Exercise:
Copy the data that follows exactly. Include no pictures.

Source data:
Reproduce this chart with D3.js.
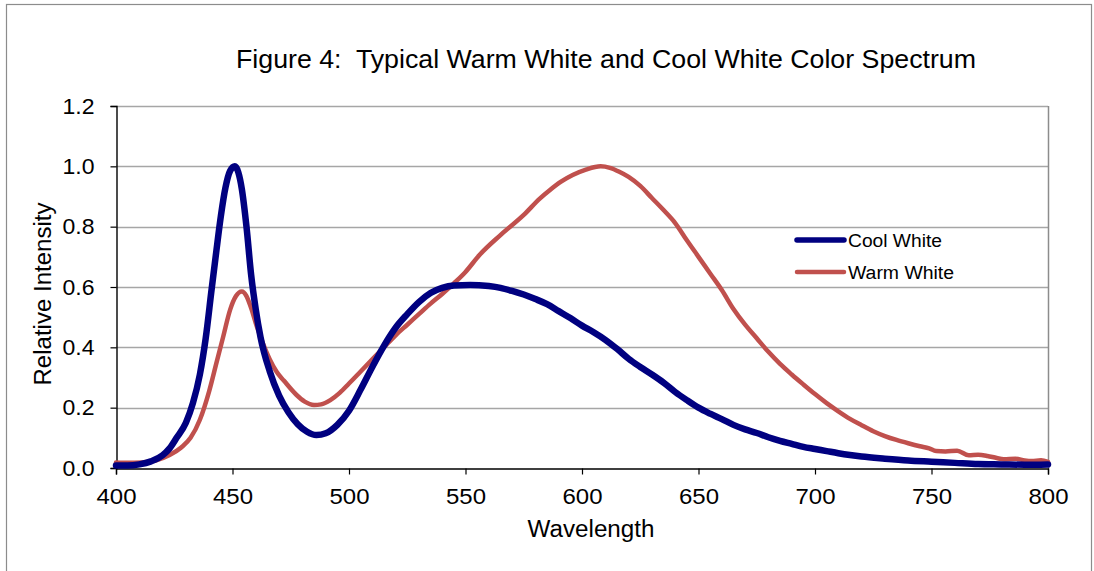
<!DOCTYPE html>
<html>
<head>
<meta charset="utf-8">
<script src="https://cdn.jsdelivr.net/npm/d3@7"></script>
<style>
  html, body { margin: 0; padding: 0; background: #fff; }
  svg { display: block; font-family: "Liberation Sans", Arial, sans-serif; }
  text { white-space: pre; }
</style>
</head>
<body>
<svg id="chart" width="1094" height="571"></svg>
<script>
// ---- data ----
const chartTitle = "Figure 4:  Typical Warm White and Cool White Color Spectrum";
const xTitle = "Wavelength";
const yTitle = "Relative Intensity";
const seriesNames = ["Cool White", "Warm White"];
const xTicks = [400, 450, 500, 550, 600, 650, 700, 750, 800];
const yTicks = [0, 0.2, 0.4, 0.6, 0.8, 1.0, 1.2];

const coolWl = [400,405,410,415,420,423,426,430,433,436,438.5,441,443,445,447,449,451,452.5,454,456,458,460,462,466,470,474,478,482,486,490,495,500,505,510,515,520,525,530,535,540,545,552,560,565,570,575,580,585,590,595,600,605,610,615,620,625,630,635,640,645,650,655,660,665,670,675,680,685,690,695,700,705,710,715,720,730,740,750,760,770,780,790,800];
const coolVal = [0.008,0.008,0.012,0.022,0.042,0.065,0.1,0.15,0.215,0.31,0.43,0.59,0.715,0.835,0.93,0.985,1.0,0.98,0.925,0.8,0.64,0.525,0.435,0.32,0.24,0.185,0.145,0.12,0.109,0.115,0.143,0.19,0.26,0.335,0.405,0.465,0.51,0.55,0.58,0.597,0.605,0.607,0.603,0.597,0.587,0.575,0.56,0.543,0.52,0.497,0.472,0.45,0.425,0.395,0.362,0.335,0.31,0.283,0.252,0.225,0.2,0.18,0.162,0.143,0.128,0.116,0.102,0.09,0.08,0.07,0.063,0.056,0.049,0.043,0.038,0.031,0.025,0.021,0.017,0.013,0.012,0.011,0.012];

const warmWl = [400,405,411,417,423,428,432,436,440,443,446,449,451.5,454,456,458,460,462,466,469,472,477.5,481,485,488,492,496,500,505,510,515,520,525,530,535,540,545,550,556,565,575,582,586,591,596,602,608,612,616,620,625,630,635,640,645,650,655,660,665,670,675,680,685,690,695,700,705,710,715,720,725,730,735,740,745,749,752,756,761,766,770,774,778,781,786,790,793,797,800];
const warmVal = [0.018,0.017,0.018,0.025,0.043,0.068,0.1,0.16,0.255,0.345,0.435,0.525,0.57,0.585,0.57,0.53,0.48,0.435,0.36,0.318,0.29,0.242,0.22,0.209,0.211,0.225,0.249,0.28,0.32,0.36,0.4,0.44,0.475,0.51,0.545,0.577,0.612,0.65,0.706,0.772,0.839,0.894,0.92,0.949,0.971,0.99,1.0,0.995,0.982,0.965,0.935,0.895,0.855,0.812,0.755,0.7,0.645,0.59,0.527,0.475,0.43,0.385,0.345,0.31,0.277,0.245,0.215,0.188,0.163,0.142,0.122,0.106,0.093,0.082,0.072,0.065,0.056,0.055,0.057,0.042,0.044,0.04,0.033,0.029,0.031,0.025,0.023,0.026,0.02];

const seriesColors = ["#000080", "#C0504D"];

// ---- layout ----
const svg = d3.select("#chart");
const L = 116, R = 1048, T = 106, B = 468;
const x = d3.scaleLinear().domain([400, 800]).range([L, R]);
const y = d3.scaleLinear().domain([0, 1.2]).range([B, T]);

// outer border
svg.append("rect").attr("x", 6.5).attr("y", 4.5).attr("width", 1085).attr("height", 600)
  .attr("fill", "none").attr("stroke", "#8c8c8c").attr("stroke-width", 1.2);

// gridlines
svg.append("g").selectAll("line").data(yTicks.filter(d => d > 0)).join("line")
  .attr("x1", L).attr("x2", R).attr("y1", d => Math.round(y(d)) + 0.5).attr("y2", d => Math.round(y(d)) + 0.5)
  .attr("stroke", "#a6a6a6").attr("stroke-width", 1.3);

// right border of plot
svg.append("line").attr("x1", R + 0.5).attr("x2", R + 0.5).attr("y1", T).attr("y2", B)
  .attr("stroke", "#8c8c8c").attr("stroke-width", 1.5);

// y axis
const yAxis = d3.axisLeft(y).tickValues(yTicks).tickFormat(d3.format(".1f")).tickSize(6).tickPadding(16);
const gy = svg.append("g").attr("transform", `translate(${L + 0.5},0)`).call(yAxis);
gy.select(".domain").attr("stroke", "#000").attr("stroke-width", 1.4);
gy.selectAll(".tick line").attr("stroke", "#000").attr("stroke-width", 1.2);
gy.selectAll(".tick text").attr("font-size", 22).attr("fill", "#000")
  .attr("font-family", "Liberation Sans, Arial, sans-serif")
  .attr("textLength", 32).attr("lengthAdjust", "spacingAndGlyphs");

// x axis
const xAxis = d3.axisBottom(x).tickValues(xTicks).tickFormat(d3.format("d")).tickSize(6).tickPadding(14);
const gx = svg.append("g").attr("transform", `translate(0,${B + 0.5})`).call(xAxis);
gx.select(".domain").attr("stroke", "#000").attr("stroke-width", 1.4);
gx.selectAll(".tick line").attr("stroke", "#000").attr("stroke-width", 1.2);
gx.selectAll(".tick text").attr("font-size", 22).attr("fill", "#000")
  .attr("font-family", "Liberation Sans, Arial, sans-serif")
  .attr("textLength", 40).attr("lengthAdjust", "spacingAndGlyphs");

// series lines
const line = d3.line().x(d => x(d[0])).y(d => y(d[1])).curve(d3.curveMonotoneX);
const warmData = warmWl.map((w, i) => [w, warmVal[i]]);
const coolData = coolWl.map((w, i) => [w, coolVal[i]]);
svg.append("path").datum(warmData).attr("d", line).attr("fill", "none")
  .attr("stroke", seriesColors[1]).attr("stroke-width", 4.5).attr("stroke-linejoin", "round").attr("stroke-linecap", "round");
svg.append("path").datum(coolData).attr("d", line).attr("fill", "none")
  .attr("stroke", seriesColors[0]).attr("stroke-width", 6.5).attr("stroke-linejoin", "round").attr("stroke-linecap", "round");

// titles
svg.append("text").attr("x", 606).attr("y", 68).attr("text-anchor", "middle")
  .attr("font-size", 25).attr("fill", "#000")
  .attr("textLength", 740).attr("lengthAdjust", "spacingAndGlyphs").text(chartTitle);
svg.append("text").attr("x", 591).attr("y", 537).attr("text-anchor", "middle")
  .attr("font-size", 23).attr("fill", "#000")
  .attr("textLength", 127).attr("lengthAdjust", "spacingAndGlyphs").text(xTitle);
svg.append("text").attr("transform", "translate(51,294) rotate(-90)").attr("text-anchor", "middle")
  .attr("font-size", 23).attr("fill", "#000")
  .attr("textLength", 183).attr("lengthAdjust", "spacingAndGlyphs").text(yTitle);

// legend
const legY = [240, 272];
const legW = [94, 106];
const lg = svg.append("g");
seriesNames.forEach((name, i) => {
  lg.append("line").attr("x1", 797).attr("x2", 844).attr("y1", legY[i]).attr("y2", legY[i])
    .attr("stroke", seriesColors[i]).attr("stroke-width", i === 0 ? 5.5 : 4.5).attr("stroke-linecap", "round");
  lg.append("text").attr("x", 848).attr("y", legY[i] + 6.5).attr("font-size", 18).attr("fill", "#000")
    .attr("textLength", legW[i]).attr("lengthAdjust", "spacingAndGlyphs").text(name);
});
</script>
</body>
</html>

Solution to this problem:
Reproduce this chart with D3.js.
<!DOCTYPE html>
<html>
<head>
<meta charset="utf-8">
<script src="https://cdn.jsdelivr.net/npm/d3@7"></script>
<style>
  html, body { margin: 0; padding: 0; background: #fff; }
  svg { display: block; font-family: "Liberation Sans", Arial, sans-serif; }
  text { white-space: pre; }
</style>
</head>
<body>
<svg id="chart" width="1094" height="571"></svg>
<script>
// ---- data ----
const chartTitle = "Figure 4:  Typical Warm White and Cool White Color Spectrum";
const xTitle = "Wavelength";
const yTitle = "Relative Intensity";
const seriesNames = ["Cool White", "Warm White"];
const xTicks = [400, 450, 500, 550, 600, 650, 700, 750, 800];
const yTicks = [0, 0.2, 0.4, 0.6, 0.8, 1.0, 1.2];

const coolWl = [400,405,410,415,420,423,426,430,433,436,438.5,441,443,445,447,449,451,452.5,454,456,458,460,462,466,470,474,478,482,486,490,495,500,505,510,515,520,525,530,535,540,545,552,560,565,570,575,580,585,590,595,600,605,610,615,620,625,630,635,640,645,650,655,660,665,670,675,680,685,690,695,700,705,710,715,720,730,740,750,760,770,780,790,800];
const coolVal = [0.008,0.008,0.012,0.022,0.042,0.065,0.1,0.15,0.215,0.31,0.43,0.59,0.715,0.835,0.93,0.985,1.0,0.98,0.925,0.8,0.64,0.525,0.435,0.32,0.24,0.185,0.145,0.12,0.109,0.115,0.143,0.19,0.26,0.335,0.405,0.465,0.51,0.55,0.58,0.597,0.605,0.607,0.603,0.597,0.587,0.575,0.56,0.543,0.52,0.497,0.472,0.45,0.425,0.395,0.362,0.335,0.31,0.283,0.252,0.225,0.2,0.18,0.162,0.143,0.128,0.116,0.102,0.09,0.08,0.07,0.063,0.056,0.049,0.043,0.038,0.031,0.025,0.021,0.017,0.013,0.012,0.011,0.012];

const warmWl = [400,405,411,417,423,428,432,436,440,443,446,449,451.5,454,456,458,460,462,466,469,472,477.5,481,485,488,492,496,500,505,510,515,520,525,530,535,540,545,550,556,565,575,582,586,591,596,602,608,612,616,620,625,630,635,640,645,650,655,660,665,670,675,680,685,690,695,700,705,710,715,720,725,730,735,740,745,749,752,756,761,766,770,774,778,781,786,790,793,797,800];
const warmVal = [0.018,0.017,0.018,0.025,0.043,0.068,0.1,0.16,0.255,0.345,0.435,0.525,0.57,0.585,0.57,0.53,0.48,0.435,0.36,0.318,0.29,0.242,0.22,0.209,0.211,0.225,0.249,0.28,0.32,0.36,0.4,0.44,0.475,0.51,0.545,0.577,0.612,0.65,0.706,0.772,0.839,0.894,0.92,0.949,0.971,0.99,1.0,0.995,0.982,0.965,0.935,0.895,0.855,0.812,0.755,0.7,0.645,0.59,0.527,0.475,0.43,0.385,0.345,0.31,0.277,0.245,0.215,0.188,0.163,0.142,0.122,0.106,0.093,0.082,0.072,0.065,0.056,0.055,0.057,0.042,0.044,0.04,0.033,0.029,0.031,0.025,0.023,0.026,0.02];

const seriesColors = ["#000080", "#C0504D"];

// ---- layout ----
const svg = d3.select("#chart");
const L = 116, R = 1048, T = 106, B = 468;
const x = d3.scaleLinear().domain([400, 800]).range([L, R]);
const y = d3.scaleLinear().domain([0, 1.2]).range([B, T]);

// outer border
svg.append("rect").attr("x", 6.5).attr("y", 4.5).attr("width", 1085).attr("height", 600)
  .attr("fill", "none").attr("stroke", "#8c8c8c").attr("stroke-width", 1.2);

// gridlines
svg.append("g").selectAll("line").data(yTicks.filter(d => d > 0)).join("line")
  .attr("x1", L).attr("x2", R).attr("y1", d => Math.round(y(d)) + 0.5).attr("y2", d => Math.round(y(d)) + 0.5)
  .attr("stroke", "#a6a6a6").attr("stroke-width", 1.3);

// right border of plot
svg.append("line").attr("x1", R + 0.5).attr("x2", R + 0.5).attr("y1", T).attr("y2", B)
  .attr("stroke", "#8c8c8c").attr("stroke-width", 1.5);

// y axis
const yAxis = d3.axisLeft(y).tickValues(yTicks).tickFormat(d3.format(".1f")).tickSize(6).tickPadding(16);
const gy = svg.append("g").attr("transform", `translate(${L + 0.5},0)`).call(yAxis);
gy.select(".domain").attr("stroke", "#000").attr("stroke-width", 1.4);
gy.selectAll(".tick line").attr("stroke", "#000").attr("stroke-width", 1.2);
gy.selectAll(".tick text").attr("font-size", 22).attr("fill", "#000")
  .attr("font-family", "Liberation Sans, Arial, sans-serif")
  .attr("textLength", 32).attr("lengthAdjust", "spacingAndGlyphs");

// x axis
const xAxis = d3.axisBottom(x).tickValues(xTicks).tickFormat(d3.format("d")).tickSize(6).tickPadding(14);
const gx = svg.append("g").attr("transform", `translate(0,${B + 0.5})`).call(xAxis);
gx.select(".domain").attr("stroke", "#000").attr("stroke-width", 1.4);
gx.selectAll(".tick line").attr("stroke", "#000").attr("stroke-width", 1.2);
gx.selectAll(".tick text").attr("font-size", 22).attr("fill", "#000")
  .attr("font-family", "Liberation Sans, Arial, sans-serif")
  .attr("textLength", 40).attr("lengthAdjust", "spacingAndGlyphs");

// series lines
const line = d3.line().x(d => x(d[0])).y(d => y(d[1])).curve(d3.curveMonotoneX);
const warmData = warmWl.map((w, i) => [w, warmVal[i]]);
const coolData = coolWl.map((w, i) => [w, coolVal[i]]);
svg.append("path").datum(warmData).attr("d", line).attr("fill", "none")
  .attr("stroke", seriesColors[1]).attr("stroke-width", 4.5).attr("stroke-linejoin", "round").attr("stroke-linecap", "round");
svg.append("path").datum(coolData).attr("d", line).attr("fill", "none")
  .attr("stroke", seriesColors[0]).attr("stroke-width", 6.5).attr("stroke-linejoin", "round").attr("stroke-linecap", "round");

// titles
svg.append("text").attr("x", 606).attr("y", 68).attr("text-anchor", "middle")
  .attr("font-size", 25).attr("fill", "#000")
  .attr("textLength", 740).attr("lengthAdjust", "spacingAndGlyphs").text(chartTitle);
svg.append("text").attr("x", 591).attr("y", 537).attr("text-anchor", "middle")
  .attr("font-size", 23).attr("fill", "#000")
  .attr("textLength", 127).attr("lengthAdjust", "spacingAndGlyphs").text(xTitle);
svg.append("text").attr("transform", "translate(51,294) rotate(-90)").attr("text-anchor", "middle")
  .attr("font-size", 23).attr("fill", "#000")
  .attr("textLength", 183).attr("lengthAdjust", "spacingAndGlyphs").text(yTitle);

// legend
const legY = [240, 272];
const legW = [94, 106];
const lg = svg.append("g");
seriesNames.forEach((name, i) => {
  lg.append("line").attr("x1", 797).attr("x2", 844).attr("y1", legY[i]).attr("y2", legY[i])
    .attr("stroke", seriesColors[i]).attr("stroke-width", i === 0 ? 5.5 : 4.5).attr("stroke-linecap", "round");
  lg.append("text").attr("x", 848).attr("y", legY[i] + 6.5).attr("font-size", 18).attr("fill", "#000")
    .attr("textLength", legW[i]).attr("lengthAdjust", "spacingAndGlyphs").text(name);
});
</script>
</body>
</html>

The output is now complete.